Dataset items
>>>

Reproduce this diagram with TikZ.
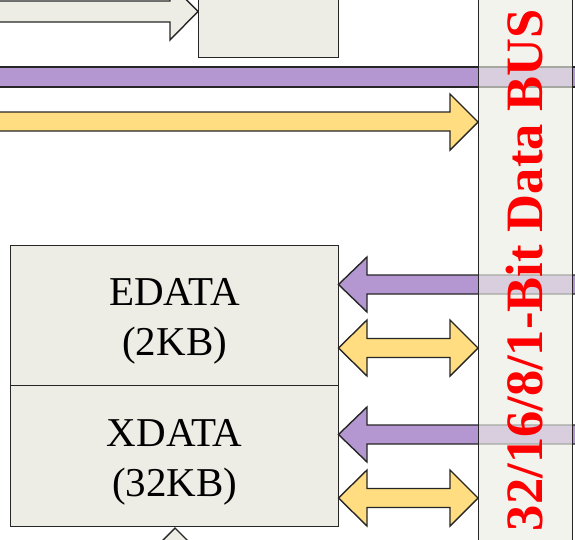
\documentclass[tikz,border=0pt]{standalone}
\usepackage{fontspec}
\setmainfont{Liberation Serif}
\definecolor{boxfill}{RGB}{237,237,229}
\definecolor{purp}{RGB}{180,151,208}
\definecolor{yell}{RGB}{255,221,128}
\definecolor{busred}{RGB}{255,0,0}
\begin{document}
\begin{tikzpicture}[x=1pt,y=-1pt,
  blk/.style={draw=black!85,line width=1.4pt,fill=boxfill},
  parr/.style={draw=black!85,line width=1.4pt,fill=purp,line join=miter},
  yarr/.style={draw=black!85,line width=1.4pt,fill=yell,line join=miter},
  garr/.style={draw=black!85,line width=1.4pt,fill=boxfill,line join=miter},
  memtxt/.style={font=\fontsize{41}{50}\selectfont,align=center,text=black}]
\useasboundingbox (0,0) rectangle (575,539);
\begin{scope}
\clip (0,0) rectangle (575,539);
% top grey arrow into top box
\draw[garr] (-5,1) -- (170,1) -- (170,-17) -- (198,11.5) -- (170,40) -- (170,22) -- (-5,22) -- cycle;
% top box
\node[blk,minimum width=140pt,minimum height=70pt,anchor=south west,inner sep=0pt] (top) at (198,58) {};
% purple bus line
\draw[parr] (-5,67) rectangle (580,87);
% yellow arrow into bus
\draw[yarr] (-5,112) -- (450,112) -- (450,94) -- (478,122) -- (450,150) -- (450,131) -- (-5,131) -- cycle;
% memory boxes
\node[blk,minimum width=328pt,minimum height=140pt,anchor=north west,inner sep=0pt] (edata) at (10,245) {};
\node[blk,minimum width=328pt,minimum height=141pt,anchor=north west,inner sep=0pt] (xdata) at (10,385) {};
\node[memtxt] at ([yshift=-6pt]edata.center) {EDATA\\(2KB)};
\node[memtxt] at ([yshift=-6pt]xdata.center) {XDATA\\(32KB)};
% bottom grey arrow tip
\draw[garr] (150,553) -- (175,528) -- (200,553);
% purple arrows to EDATA / XDATA
\foreach \c in {284.5,434.5}{
  \draw[parr] (580,\c-9.5) -- (367,\c-9.5) -- (367,\c-27.5) -- (338.5,\c) -- (367,\c+27.5) -- (367,\c+9.5) -- (580,\c+9.5) -- cycle;
}
% yellow double arrows
\foreach \c in {348,498}{
  \draw[yarr] (338.5,\c) -- (367,\c-28) -- (367,\c-9.5) -- (450,\c-9.5) -- (450,\c-28) -- (478,\c) -- (450,\c+28) -- (450,\c+9.5) -- (367,\c+9.5) -- (367,\c+28) -- cycle;
}
% data bus column
\node[draw=black!85,line width=1.4pt,fill=boxfill,fill opacity=0.65,minimum width=94pt,minimum height=560pt,anchor=north west,inner sep=0pt] (bus) at (478,-10) {};
\node[rotate=90,text=busred,font=\fontsize{52.5}{52.5}\selectfont\bfseries,inner sep=0pt] (bustxt) at (525,270) {32/16/8/1-Bit Data BUS};
\end{scope}
\end{tikzpicture}
\end{document}
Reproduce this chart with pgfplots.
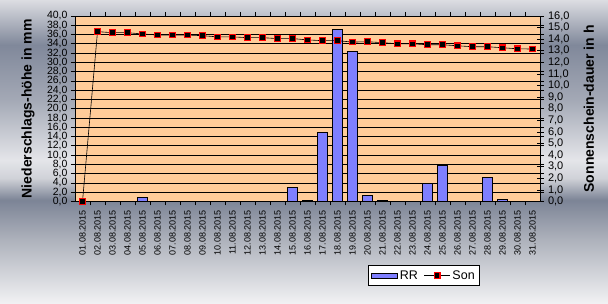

<<<

→ **WRITTEN PROBLEM**: Copy every record above exactly, leaving out any pictures.

→ **EXPECTED ANSWER**:
Reproduce this diagram with TikZ.
\documentclass[tikz,border=0pt]{standalone}
\usepackage{fontspec}
\setmainfont{Liberation Serif}
\definecolor{boxfill}{RGB}{237,237,229}
\definecolor{purp}{RGB}{180,151,208}
\definecolor{yell}{RGB}{255,221,128}
\definecolor{busred}{RGB}{255,0,0}
\begin{document}
\begin{tikzpicture}[x=1pt,y=-1pt,
  blk/.style={draw=black!85,line width=1.4pt,fill=boxfill},
  parr/.style={draw=black!85,line width=1.4pt,fill=purp,line join=miter},
  yarr/.style={draw=black!85,line width=1.4pt,fill=yell,line join=miter},
  garr/.style={draw=black!85,line width=1.4pt,fill=boxfill,line join=miter},
  memtxt/.style={font=\fontsize{41}{50}\selectfont,align=center,text=black}]
\useasboundingbox (0,0) rectangle (575,539);
\begin{scope}
\clip (0,0) rectangle (575,539);
% top grey arrow into top box
\draw[garr] (-5,1) -- (170,1) -- (170,-17) -- (198,11.5) -- (170,40) -- (170,22) -- (-5,22) -- cycle;
% top box
\node[blk,minimum width=140pt,minimum height=70pt,anchor=south west,inner sep=0pt] (top) at (198,58) {};
% purple bus line
\draw[parr] (-5,67) rectangle (580,87);
% yellow arrow into bus
\draw[yarr] (-5,112) -- (450,112) -- (450,94) -- (478,122) -- (450,150) -- (450,131) -- (-5,131) -- cycle;
% memory boxes
\node[blk,minimum width=328pt,minimum height=140pt,anchor=north west,inner sep=0pt] (edata) at (10,245) {};
\node[blk,minimum width=328pt,minimum height=141pt,anchor=north west,inner sep=0pt] (xdata) at (10,385) {};
\node[memtxt] at ([yshift=-6pt]edata.center) {EDATA\\(2KB)};
\node[memtxt] at ([yshift=-6pt]xdata.center) {XDATA\\(32KB)};
% bottom grey arrow tip
\draw[garr] (150,553) -- (175,528) -- (200,553);
% purple arrows to EDATA / XDATA
\foreach \c in {284.5,434.5}{
  \draw[parr] (580,\c-9.5) -- (367,\c-9.5) -- (367,\c-27.5) -- (338.5,\c) -- (367,\c+27.5) -- (367,\c+9.5) -- (580,\c+9.5) -- cycle;
}
% yellow double arrows
\foreach \c in {348,498}{
  \draw[yarr] (338.5,\c) -- (367,\c-28) -- (367,\c-9.5) -- (450,\c-9.5) -- (450,\c-28) -- (478,\c) -- (450,\c+28) -- (450,\c+9.5) -- (367,\c+9.5) -- (367,\c+28) -- cycle;
}
% data bus column
\node[draw=black!85,line width=1.4pt,fill=boxfill,fill opacity=0.65,minimum width=94pt,minimum height=560pt,anchor=north west,inner sep=0pt] (bus) at (478,-10) {};
\node[rotate=90,text=busred,font=\fontsize{52.5}{52.5}\selectfont\bfseries,inner sep=0pt] (bustxt) at (525,270) {32/16/8/1-Bit Data BUS};
\end{scope}
\end{tikzpicture}
\end{document}
Reproduce this chart with pgfplots.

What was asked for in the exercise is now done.